Tuesday 30 October 2007

Reading Borough Council cabinet meeting

I went to a Reading Borough Council cabinet meeting last night; they discussed a few matters of interest to the town. Included on the agenda was Reading Station development, the Cow Lane Relief Road, bio ethanol buses, flooding and the M4 junction 11.

As usual only Cllrs were allowed to speak, perhaps 20 people watched in silence. A few questions were allowed at the start, but they needed to be submitted in advance. They included the Cow Lane allotments, the fuel source of Bio ethanol buses; the answers seemed designed to say as little as possible. Mostly it was 'transport supremo' Cllr Crisp answering, he gave nothing away.

We were entertained by a film demonstrating that Reading Station was busy. I wonder how much money was spent on this, paying someone to go there at the weekend to film, the irony being that we were told it was too busy to film during a weekday. I would have thought a time-lapse camera could have been attached to a wall to do this quite cheaply. Almost everyone there will have seen the Station anyway. No mention was made of the real pressure on Reading station, the bottleneck causing delays to Bristol, Bath, Oxford, Wales and the South West to get to London is causing national interest.

More money was spent digitally altering photographs to show how the Oxford Road would look with or without lorries, as they plan to divert them along Cow Lane, as though we couldn’t visualize this without aid.
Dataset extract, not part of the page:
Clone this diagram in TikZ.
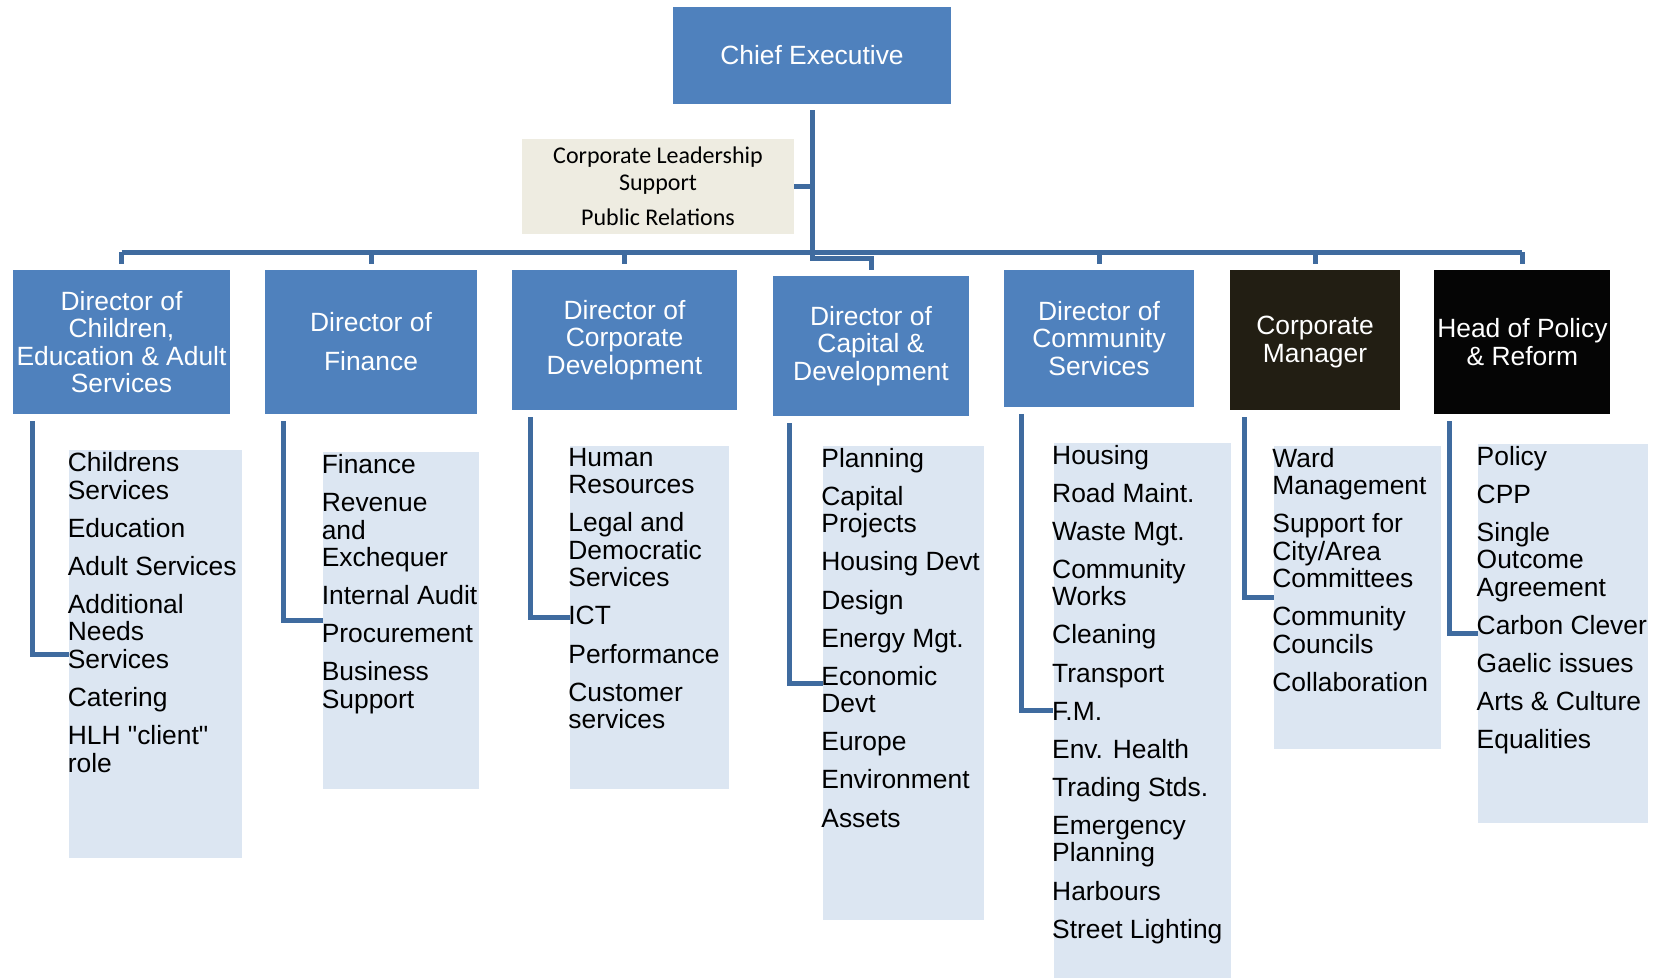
\documentclass[tikz,border=0pt]{standalone}
\usepackage{fontspec}
\setmainfont{Liberation Sans}
\newfontfamily\calibrifont{Carlito}

\definecolor{dirblue}{HTML}{4F81BD}
\definecolor{connblue}{HTML}{3F6B9F}
\definecolor{listblue}{HTML}{DCE6F2}
\definecolor{supportbg}{HTML}{EEECE1}
\definecolor{mgrdark}{HTML}{221E13}
\definecolor{policyblack}{HTML}{050505}

\newcommand{\listgap}{\\[5.3pt]}

\begin{document}
\begin{tikzpicture}[x=0.5pt, y=-0.5pt,
    dirbox/.style={fill=dirblue, text=white, align=center, inner sep=0pt,
        font=\fontsize{13.2}{13.75}\selectfont},
    listbox/.style={fill=listblue, anchor=north west, inner sep=0pt},
    listtext/.style={anchor=north west, align=left, inner xsep=0pt, inner ysep=1pt,
        xshift=-0.8pt, font=\fontsize{13.2}{13.75}\selectfont},
    conn/.style={draw=connblue, line width=2.5pt}]
    \useasboundingbox (0,0) rectangle (1660,979);

    % Top of the tree
    \node[dirbox, minimum width=139pt, minimum height=48.5pt] (ce) at (812,55.5) {Chief Executive};
    \node[fill=supportbg, align=center, inner sep=0pt, minimum width=136pt, minimum height=47.5pt,
        font=\calibrifont\fontsize{12}{13.7}\selectfont] (cls) at (658,186.5)
        {Corporate Leadership\\Support\\[3.8pt]Public Relations};

    % Directors
    \node[dirbox, minimum width=108.5pt, minimum height=72pt] (ch) at (121.5,342)
        {Director of\\Children,\\Education \& Adult\\Services};
    \node[dirbox, minimum width=106pt, minimum height=72pt] (fin) at (371,342)
        {Director of\\[5.75pt]Finance};
    \node[dirbox, minimum width=112.5pt, minimum height=70pt] (cd) at (624.5,340)
        {Director of\\Corporate\\Development};
    \node[dirbox, minimum width=98pt, minimum height=70pt] (cap) at (871,346)
        {Director of\\Capital \&\\Development};
    \node[dirbox, minimum width=95.3pt, minimum height=68.25pt] (com) at (1099,338.25)
        {Director of\\Community\\Services};
    \node[dirbox, fill=mgrdark, minimum width=85pt, minimum height=70pt, text depth=0.8pt] (cm) at (1315,340)
        {Corporate\\Manager};
    \node[dirbox, fill=policyblack, minimum width=88pt, minimum height=72pt] (hp) at (1522.4,342)
        {Head of Policy\\\& Reform};

    % Service lists
    \node[listbox, minimum width=86.3pt, minimum height=203.75pt] (chl) at (69,450) {};
    \node[listtext] (cht) at (chl.north west)
        {Childrens\\Services\listgap Education\listgap Adult Services\listgap
         Additional\\Needs\\Services\listgap Catering\listgap HLH \textquotedbl client\textquotedbl\\role};

    \node[listbox, minimum width=77.8pt, minimum height=168.35pt] (finl) at (323,452) {};
    \node[listtext] (fint) at (finl.north west)
        {Finance\listgap Revenue\\and\\Exchequer\listgap Internal Audit\listgap
         Procurement\listgap Business\\Support};

    \node[listbox, minimum width=79.4pt, minimum height=171.5pt] (cdl) at (569.6,445.7) {};
    \node[listtext] (cdt) at (cdl.north west)
        {Human\\Resources\listgap Legal and\\Democratic\\Services\listgap ICT\listgap
         Performance\listgap Customer\\services};

    \node[listbox, minimum width=80.45pt, minimum height=237.15pt] (capl) at (822.6,445.7) {};
    \node[listtext] (capt) at (capl.north west)
        {Planning\listgap Capital\\Projects\listgap Housing Devt\listgap Design\listgap
         Energy Mgt.\listgap Economic\\Devt\listgap Europe\listgap Environment\listgap Assets};

    \node[listbox, minimum width=88.4pt, minimum height=267.35pt] (coml) at (1053.4,442.5) {};
    \node[listtext] (comt) at (coml.north west)
        {Housing\listgap Road Maint.\listgap Waste Mgt.\listgap Community\\Works\listgap
         Cleaning\listgap Transport\listgap F.M.\listgap Env. Health\listgap
         Trading Stds.\listgap Emergency\\Planning\listgap Harbours\listgap Street Lighting};

    \node[listbox, minimum width=83.65pt, minimum height=151.4pt] (cml) at (1273.6,445.7) {};
    \node[listtext] (cmt) at (cml.north west)
        {Ward\\Management\listgap Support for\\City/Area\\Committees\listgap
         Community\\Councils\listgap Collaboration};

    \node[listbox, minimum width=84.7pt, minimum height=189.5pt] (hpl) at (1477.9,443.6) {};
    \node[listtext] (hpt) at (hpl.north west)
        {Policy\listgap CPP\listgap Single\\Outcome\\Agreement\listgap Carbon Clever\listgap
         Gaelic issues\listgap Arts \& Culture\listgap Equalities};

    % Connectors from the top
    \coordinate (bar) at (0,252);
    \coordinate (jog) at (0,258);
    \draw[conn] ([yshift=-3pt]ce.south) -- (ce.south |- jog) -| ([yshift=3pt]cap.north);
    \draw[conn] (cls.east) -- (cls.east -| ce.south);
    \draw[conn] (ch.north |- bar) -- (hp.north |- bar);
    \foreach \d in {ch,fin,cd,com,cm,hp}
        \draw[conn] (\d.north |- bar) -- ([yshift=3pt]\d.north);

    % Brackets down to the lists
    \foreach \d/\o in {ch/10,fin/9.5,cd/9.5,cap/8.5,com/9,cm/7.5,hp/7.5}
        \draw[conn] ([xshift=\o pt,yshift=-3.5pt]\d.south west) |- (\d l.west);

\end{tikzpicture}
\end{document}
They had a few posters up showing the plans for the new Road, but they were removed during the meting so we couldn’t see them. We’ve heard this sort of plan before, under the Tories it was called predict and provide. It was derided by Labour in opposition, now they have embraced it. There is evidence that despite more Roads being built, there are more than enough cars to fill in any new capacity, just look at the Newbury Bypass. Reducing the number of cars is the only option. They also don’t seem to mind destroying the allotments on Cow Lane, not even considering alternatives such building the Road a few yards to one side.

When it came to the bio-ethanol bus project, they used some money from their access plan and will borrow more. It will cost £200,000 for a new fuel station, and extra £50,000 each for the 12 new vehicles. They claimed that this will be a UK first, but these buses have ben used elsewhere, www.stagecoachgroup.com/scg/media/press/pr2006/2006-08-09
www.eemsonline.co.uk/news/23-04-07_3
I’m not against buses, but couldn’t some of that money have gone towards cycle paths and cycle parking?
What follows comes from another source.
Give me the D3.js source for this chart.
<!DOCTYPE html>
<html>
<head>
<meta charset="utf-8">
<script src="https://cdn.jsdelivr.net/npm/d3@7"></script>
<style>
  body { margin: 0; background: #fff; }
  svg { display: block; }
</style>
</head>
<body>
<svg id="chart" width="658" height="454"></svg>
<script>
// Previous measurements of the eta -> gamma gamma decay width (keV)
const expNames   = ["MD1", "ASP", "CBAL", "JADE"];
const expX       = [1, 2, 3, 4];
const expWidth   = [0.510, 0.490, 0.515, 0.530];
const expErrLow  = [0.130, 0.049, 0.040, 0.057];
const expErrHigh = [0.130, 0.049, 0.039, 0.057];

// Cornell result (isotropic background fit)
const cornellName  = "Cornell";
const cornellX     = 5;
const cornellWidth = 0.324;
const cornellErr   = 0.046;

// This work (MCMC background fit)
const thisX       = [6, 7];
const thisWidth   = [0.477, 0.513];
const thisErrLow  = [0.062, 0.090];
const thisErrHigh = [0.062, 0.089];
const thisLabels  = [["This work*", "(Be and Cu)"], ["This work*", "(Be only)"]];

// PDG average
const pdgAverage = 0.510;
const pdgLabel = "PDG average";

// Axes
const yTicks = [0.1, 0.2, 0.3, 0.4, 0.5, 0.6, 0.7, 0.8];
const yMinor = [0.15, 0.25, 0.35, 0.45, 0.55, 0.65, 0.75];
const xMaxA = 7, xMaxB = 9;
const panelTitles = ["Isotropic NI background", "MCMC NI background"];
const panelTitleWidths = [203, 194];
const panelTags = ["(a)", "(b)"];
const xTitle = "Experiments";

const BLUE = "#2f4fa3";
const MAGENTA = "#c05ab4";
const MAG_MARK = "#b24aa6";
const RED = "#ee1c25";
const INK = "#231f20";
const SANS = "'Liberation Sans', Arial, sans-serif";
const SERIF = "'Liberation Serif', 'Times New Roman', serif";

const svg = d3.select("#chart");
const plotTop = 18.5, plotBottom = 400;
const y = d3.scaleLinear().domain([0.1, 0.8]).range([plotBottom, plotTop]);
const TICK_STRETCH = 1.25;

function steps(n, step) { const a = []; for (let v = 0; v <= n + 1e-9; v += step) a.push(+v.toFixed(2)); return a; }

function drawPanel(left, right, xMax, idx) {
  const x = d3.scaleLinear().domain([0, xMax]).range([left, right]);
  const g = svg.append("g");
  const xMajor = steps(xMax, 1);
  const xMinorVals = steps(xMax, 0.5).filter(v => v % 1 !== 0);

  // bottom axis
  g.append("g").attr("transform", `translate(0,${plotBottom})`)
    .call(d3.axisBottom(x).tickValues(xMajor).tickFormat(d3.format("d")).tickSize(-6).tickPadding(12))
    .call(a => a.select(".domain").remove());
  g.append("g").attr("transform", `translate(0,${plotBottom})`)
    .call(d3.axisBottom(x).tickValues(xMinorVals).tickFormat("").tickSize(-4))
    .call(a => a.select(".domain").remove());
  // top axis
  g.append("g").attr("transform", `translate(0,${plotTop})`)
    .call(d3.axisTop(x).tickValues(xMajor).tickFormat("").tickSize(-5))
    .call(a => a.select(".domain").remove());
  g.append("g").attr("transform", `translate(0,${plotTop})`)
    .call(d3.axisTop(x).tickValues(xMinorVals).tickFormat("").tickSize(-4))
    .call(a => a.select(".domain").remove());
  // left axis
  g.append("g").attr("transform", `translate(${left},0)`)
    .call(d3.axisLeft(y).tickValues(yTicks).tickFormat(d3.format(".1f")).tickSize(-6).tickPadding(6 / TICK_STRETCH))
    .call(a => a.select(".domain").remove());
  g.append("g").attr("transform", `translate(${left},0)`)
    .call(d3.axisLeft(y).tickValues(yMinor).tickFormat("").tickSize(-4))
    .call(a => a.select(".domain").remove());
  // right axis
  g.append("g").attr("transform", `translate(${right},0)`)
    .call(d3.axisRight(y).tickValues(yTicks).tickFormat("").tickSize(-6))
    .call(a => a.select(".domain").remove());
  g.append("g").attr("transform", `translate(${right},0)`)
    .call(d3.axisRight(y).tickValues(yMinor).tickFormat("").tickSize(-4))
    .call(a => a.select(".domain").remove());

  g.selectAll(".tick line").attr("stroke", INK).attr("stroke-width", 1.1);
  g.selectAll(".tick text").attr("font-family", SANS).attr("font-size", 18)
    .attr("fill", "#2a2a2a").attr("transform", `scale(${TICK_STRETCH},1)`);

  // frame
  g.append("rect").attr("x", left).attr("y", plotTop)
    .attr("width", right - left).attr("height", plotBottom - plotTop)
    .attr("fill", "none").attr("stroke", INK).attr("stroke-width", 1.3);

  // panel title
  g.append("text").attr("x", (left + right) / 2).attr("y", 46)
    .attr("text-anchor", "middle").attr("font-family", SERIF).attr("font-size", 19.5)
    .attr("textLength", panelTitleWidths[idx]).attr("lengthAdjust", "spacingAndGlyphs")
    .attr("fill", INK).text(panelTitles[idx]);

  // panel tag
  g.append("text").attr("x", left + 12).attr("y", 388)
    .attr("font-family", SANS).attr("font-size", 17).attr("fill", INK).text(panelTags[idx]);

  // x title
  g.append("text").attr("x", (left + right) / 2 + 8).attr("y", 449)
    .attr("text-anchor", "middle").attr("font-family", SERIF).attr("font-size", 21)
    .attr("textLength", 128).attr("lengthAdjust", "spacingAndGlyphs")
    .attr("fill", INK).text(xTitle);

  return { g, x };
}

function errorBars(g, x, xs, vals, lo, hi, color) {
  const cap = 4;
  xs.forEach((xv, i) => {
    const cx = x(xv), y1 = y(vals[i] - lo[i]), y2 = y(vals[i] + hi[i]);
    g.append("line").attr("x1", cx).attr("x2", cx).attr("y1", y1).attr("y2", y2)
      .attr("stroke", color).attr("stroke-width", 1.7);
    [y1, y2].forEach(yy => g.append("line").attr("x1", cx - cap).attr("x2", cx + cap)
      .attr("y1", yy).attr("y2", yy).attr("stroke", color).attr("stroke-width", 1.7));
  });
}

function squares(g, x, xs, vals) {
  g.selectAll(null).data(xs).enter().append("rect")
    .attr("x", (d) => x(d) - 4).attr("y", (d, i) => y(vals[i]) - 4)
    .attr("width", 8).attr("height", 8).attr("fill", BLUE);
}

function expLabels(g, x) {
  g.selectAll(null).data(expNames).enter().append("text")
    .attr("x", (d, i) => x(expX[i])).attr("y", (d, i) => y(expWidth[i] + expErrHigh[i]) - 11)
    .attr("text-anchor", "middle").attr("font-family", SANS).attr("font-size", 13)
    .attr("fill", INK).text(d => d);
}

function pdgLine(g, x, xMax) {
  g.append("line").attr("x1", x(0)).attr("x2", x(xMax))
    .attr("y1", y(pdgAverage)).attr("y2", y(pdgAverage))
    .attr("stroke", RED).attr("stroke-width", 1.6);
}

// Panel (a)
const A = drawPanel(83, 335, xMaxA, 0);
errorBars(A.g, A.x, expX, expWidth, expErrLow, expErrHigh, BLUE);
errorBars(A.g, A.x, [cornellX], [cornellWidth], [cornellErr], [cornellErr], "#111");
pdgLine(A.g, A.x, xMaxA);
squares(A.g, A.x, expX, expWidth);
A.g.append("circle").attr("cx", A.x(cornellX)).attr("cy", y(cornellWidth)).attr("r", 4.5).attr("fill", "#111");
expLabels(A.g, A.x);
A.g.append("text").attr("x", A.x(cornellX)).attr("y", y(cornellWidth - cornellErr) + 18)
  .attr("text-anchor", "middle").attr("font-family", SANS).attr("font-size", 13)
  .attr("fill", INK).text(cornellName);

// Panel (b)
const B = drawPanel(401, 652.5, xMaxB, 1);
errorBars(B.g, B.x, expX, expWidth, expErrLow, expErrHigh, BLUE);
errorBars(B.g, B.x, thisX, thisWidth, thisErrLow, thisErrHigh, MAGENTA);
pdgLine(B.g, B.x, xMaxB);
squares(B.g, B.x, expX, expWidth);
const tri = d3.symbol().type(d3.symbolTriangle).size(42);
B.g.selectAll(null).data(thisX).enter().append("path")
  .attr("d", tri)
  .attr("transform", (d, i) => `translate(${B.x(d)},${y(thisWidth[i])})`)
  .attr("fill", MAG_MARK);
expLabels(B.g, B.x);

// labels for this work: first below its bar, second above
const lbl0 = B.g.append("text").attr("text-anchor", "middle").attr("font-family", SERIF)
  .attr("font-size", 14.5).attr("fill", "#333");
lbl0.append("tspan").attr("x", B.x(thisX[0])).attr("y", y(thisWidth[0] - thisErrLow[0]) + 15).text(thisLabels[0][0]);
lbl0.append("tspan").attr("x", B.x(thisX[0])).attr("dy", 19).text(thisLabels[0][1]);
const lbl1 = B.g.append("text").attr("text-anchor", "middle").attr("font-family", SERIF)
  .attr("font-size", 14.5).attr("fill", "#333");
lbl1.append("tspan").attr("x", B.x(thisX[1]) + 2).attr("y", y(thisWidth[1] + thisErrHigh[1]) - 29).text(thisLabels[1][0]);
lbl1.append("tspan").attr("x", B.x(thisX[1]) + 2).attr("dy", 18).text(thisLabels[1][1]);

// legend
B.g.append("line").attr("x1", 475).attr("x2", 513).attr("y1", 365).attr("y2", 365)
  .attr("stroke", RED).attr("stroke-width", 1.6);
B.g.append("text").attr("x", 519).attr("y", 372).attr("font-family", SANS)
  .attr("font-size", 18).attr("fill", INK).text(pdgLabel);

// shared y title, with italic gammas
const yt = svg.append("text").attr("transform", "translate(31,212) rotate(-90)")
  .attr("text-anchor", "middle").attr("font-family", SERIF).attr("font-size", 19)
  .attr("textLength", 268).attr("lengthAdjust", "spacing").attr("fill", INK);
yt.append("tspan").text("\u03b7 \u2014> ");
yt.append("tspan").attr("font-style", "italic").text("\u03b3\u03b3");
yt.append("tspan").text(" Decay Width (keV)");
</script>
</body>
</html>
When it came to flooding, Cllr Hanley said a meeting with Thames Water, RBC and residents would reassure them that flooding problems will stop. Cllr Lovelock mentioned global warming and that it would be more frequent, he nodded his head. No mention was made of methods of reducing flooding, such as rooftop collection of rainwater, changing sealed surfaces like car parks to allow rainwater to recharge the groundwater. In addition, they didn’t mention the Council advice during the flood that enough sandbags would be provided to cover the front door, there could not be any other ways water could get into a house after all.